On the importance of self-advocacy

Disability rights advocates speak (and sing) at HLS

When Steve Holmes was a conscientious objector to the Vietnam War in 1969, he had to find service work. The Massachusetts native chose the Fernald State School in Waltham. The conditions were so horrible, he says, he had to figure out a way to do something to help the disabled people who lived there—most of whom were uncommunicative—while still adhering to his fundamental belief in peace. What began as service work to avoid the war quickly became a lifelong passion. Today, Holmes, who recently retired as administrative director of the Self Advocacy Organization of New York State, or SANYS, is one of the foremost disability rights advocates in the nation, and a champion of self-advocacy.

Chester Finn has been a disability rights advocate since childhood, when he successfully convinced his parents he was capable of doing things they didn’t initially believe he could. He went on to be president of SANYS, co-founder of the charity Community Empowerment Programs and a member of the National Council on Disability, appointed by then President Barack Obama ’91.

The two advocates spoke to students at Harvard Law School on March 8, in a workshop presented by the Harvard Law School Project on Disability, or HPOD, introduced by its executive director Michael Stein ’88. The workshop is part of a series of HPOD trainings and advocacy projects supported by a three-year grant from the law firm Jones Day.

“Self advocacy is about people speaking up for themselves and others.
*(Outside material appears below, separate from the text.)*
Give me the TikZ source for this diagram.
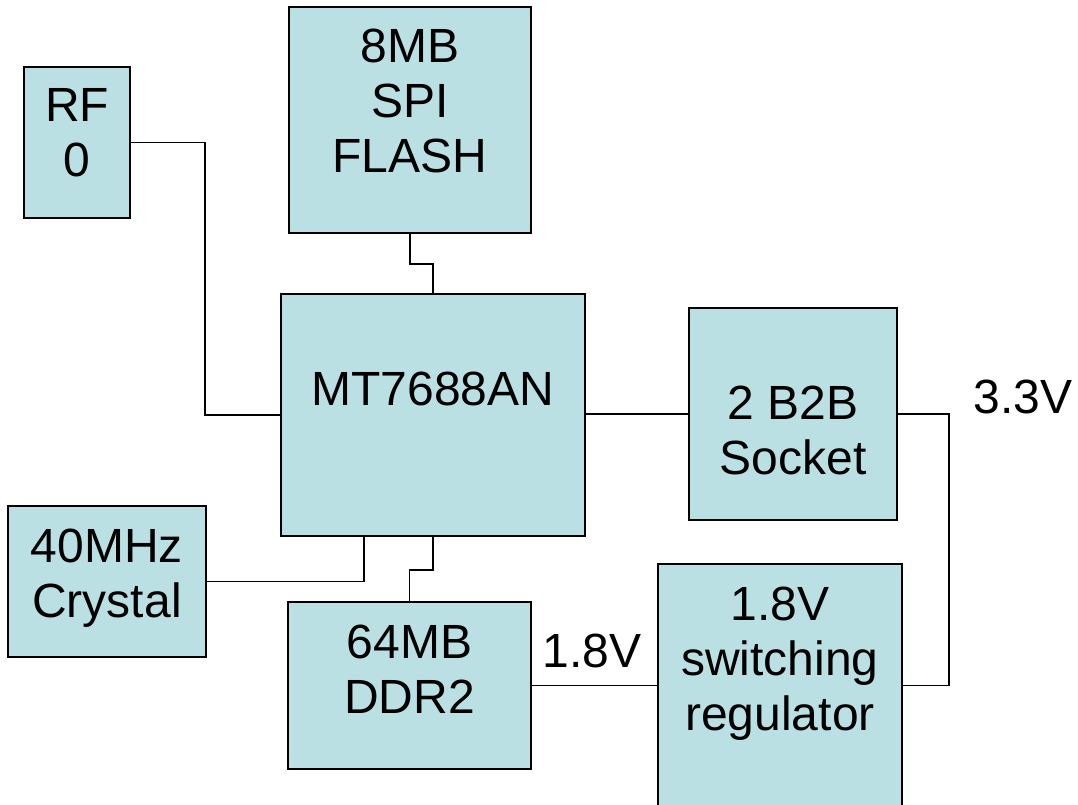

It’s also a political movement,” Holmes told attendees, including Massachusetts State Representative Tom Sannicandro.

“It’s all across the scope of our lives that we work on,” Finn said, to have the power to tell a state official or a service provider your needs—and be taken seriously.

As in many social movements, he said, individual members have their disagreements, but overall, they fight for each other’s rights.

“To be a self advocate, you have to sometimes be loud or rowdy, especially when there are issues we advocate for, and when we think people aren’t listening to us,” Finn told the audience. He cautioned against listening to the people who say “you can’t.” He said: “If I listened to all the stuff people said I couldn’t do, I would have been afraid to come out of the house. You have to number one believe in yourself, and work with others to achieve what you want.”

Both Finn and Holmes have worked with Stein on developing storytelling projects to help people with disabilities talk about how they make their own choices and where they fit in the world. Sometimes those stories are communicated through music. At the end of the workshop, Holmes played his guitar, and he and Finn sang some songs and discussed a few others, including “F.U.I.Q.” that embodies the rowdy spirit Finn had described.

Songs help create the spirit of a movement, Holmes said. With the energy of this movement, he added, “people with disabilities are part of what’s changing our world.”